Hello there! My name is Peggy Korpela. Pleased to meet all of you 🙂 I’m a first year School of Public Health student, and a new SPH student blogger. I’m in the Health Behavior and Health Education program, heading for my Masters in Public Health (M.P.H.) My Bachelors degree is in Human Biology with a minor in Bioethics, Humanities, and Society. I run a blog called thebiobabe that features science, health, medicine, and politics and I’m also a submissions editor for SciNote.org.
So in thinking about writing my first blog post, I decided to introduce myself by way of my 2 favorite Public Health/Biology books. Without further ado, here they are:
I love The Ghost Map because not only is it extremely well written nonfiction, but it’s about one of the most revolutionary discoveries in the history of public health, right up there with the vaccine and fluoride in the water. The narrative follows Dr John Snow, a scientist and physician, and Reverend Henry Whitehead as they each track London’s 1854 Cholera epidemic. The reverend follows the trail of the disease as he attempts to support his sick and dying parishioners, all the while noticing that their deaths all have a common element- they drank from the Broad Street water pump not many days before. Dr. John Snow was a radical scientist for his time, believing that Cholera did not come from miasma ,the dense and damp air pollution that plagued the city of London for decades, but rather from something else unseen. His method of tracking the outbreak is now a basic principle of Epidemiology- he used a map. Through his collaboration with the reverend, he was able to visualize all the deaths in the Broad street area and when he combined it with his knowledge of the dead’s symptoms and patterns of behavior, Snow stopped the epidemic in its tracks. This book really reinforced my desire to pursue some aspect of public health when I first read it two summers ago, before I even got into UofM SPH. Reflecting on the book now that I’m here, I find it reminds me to not be afraid to be intellectually rebellious and curious like Dr. Snow, and to remember that a core value of public health work is concern for the safety and well being of all, as the Reverend Whitehead believed.

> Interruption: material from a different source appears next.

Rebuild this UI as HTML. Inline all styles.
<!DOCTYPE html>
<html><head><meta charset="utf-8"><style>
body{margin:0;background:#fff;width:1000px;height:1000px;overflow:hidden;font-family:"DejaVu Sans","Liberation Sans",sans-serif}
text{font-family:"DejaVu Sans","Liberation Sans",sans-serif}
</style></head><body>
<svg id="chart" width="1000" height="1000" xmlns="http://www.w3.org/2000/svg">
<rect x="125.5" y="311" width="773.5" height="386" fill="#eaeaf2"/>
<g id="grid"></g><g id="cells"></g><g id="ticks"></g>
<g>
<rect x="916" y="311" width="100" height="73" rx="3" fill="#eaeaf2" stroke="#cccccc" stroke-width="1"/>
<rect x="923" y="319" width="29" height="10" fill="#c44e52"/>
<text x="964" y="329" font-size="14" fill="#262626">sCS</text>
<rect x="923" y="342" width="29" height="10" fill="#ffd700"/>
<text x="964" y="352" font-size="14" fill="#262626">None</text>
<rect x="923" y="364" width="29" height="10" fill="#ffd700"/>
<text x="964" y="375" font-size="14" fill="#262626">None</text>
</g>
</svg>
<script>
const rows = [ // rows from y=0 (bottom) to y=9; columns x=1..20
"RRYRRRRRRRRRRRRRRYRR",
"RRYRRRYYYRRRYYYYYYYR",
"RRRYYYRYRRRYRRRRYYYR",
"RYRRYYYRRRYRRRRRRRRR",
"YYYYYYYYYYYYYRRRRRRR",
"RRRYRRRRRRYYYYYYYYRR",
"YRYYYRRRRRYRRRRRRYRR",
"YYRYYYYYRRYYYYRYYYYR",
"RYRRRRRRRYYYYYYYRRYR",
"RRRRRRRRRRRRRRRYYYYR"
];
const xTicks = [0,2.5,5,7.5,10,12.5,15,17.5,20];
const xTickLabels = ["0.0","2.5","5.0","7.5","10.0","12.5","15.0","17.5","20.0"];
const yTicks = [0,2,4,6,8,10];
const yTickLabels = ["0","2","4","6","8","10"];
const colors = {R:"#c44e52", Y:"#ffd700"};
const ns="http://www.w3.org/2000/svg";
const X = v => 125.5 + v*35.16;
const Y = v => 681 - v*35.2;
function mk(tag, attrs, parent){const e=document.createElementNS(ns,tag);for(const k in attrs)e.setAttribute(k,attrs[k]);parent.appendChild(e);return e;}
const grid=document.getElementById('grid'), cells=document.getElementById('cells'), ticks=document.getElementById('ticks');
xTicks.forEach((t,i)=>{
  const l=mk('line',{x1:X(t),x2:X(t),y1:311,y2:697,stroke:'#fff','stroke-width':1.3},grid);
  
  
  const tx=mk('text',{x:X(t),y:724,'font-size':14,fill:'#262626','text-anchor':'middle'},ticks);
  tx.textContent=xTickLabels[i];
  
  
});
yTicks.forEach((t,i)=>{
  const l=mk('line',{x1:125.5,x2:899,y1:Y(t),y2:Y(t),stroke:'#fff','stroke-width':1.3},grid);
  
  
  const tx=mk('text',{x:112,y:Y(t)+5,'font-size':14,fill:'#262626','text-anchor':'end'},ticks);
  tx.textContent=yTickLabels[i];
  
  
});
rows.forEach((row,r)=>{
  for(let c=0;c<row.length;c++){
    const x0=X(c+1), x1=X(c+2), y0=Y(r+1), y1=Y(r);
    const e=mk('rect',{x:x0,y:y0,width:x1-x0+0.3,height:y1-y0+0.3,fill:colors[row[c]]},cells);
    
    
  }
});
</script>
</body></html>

Guns, Germs and Steel completely changed how I look at the history of the world and biological history too. The pressing question the book seeks to answer is “Why has the history of humanity unfolded as it has?” and the entire book meticulously and expertly answers it. Diamond , a Professor of Geography at UCLA, asserts that the reason that Eurasian peoples advanced quickly and eventually colonized most other places on Earth is not due to some sort of inherent superiority, but because of advantages of geography in Eurasia after the last Ice Age. He uses evolutionary biology, anthropology, ecology and geography to lay out the types of crops and animals that Eurasians would’ve had access to, what makes them easy to domesticate, and how peoples in the rest of the world (The Americas, Australia, Africa) may not have had those equivalents. He connects these ideas to the creation of technology and the spread of disease and germs within larger societies and history as we know it.This is book really appeals to me because all of the work on the natural history of the world teaches us about unfolding of human history and dynamic global interactions we have today, which have a direct impact on the health of all of us.
So that’s it for me and my books. I look forward to sharing more with all of you in the coming year!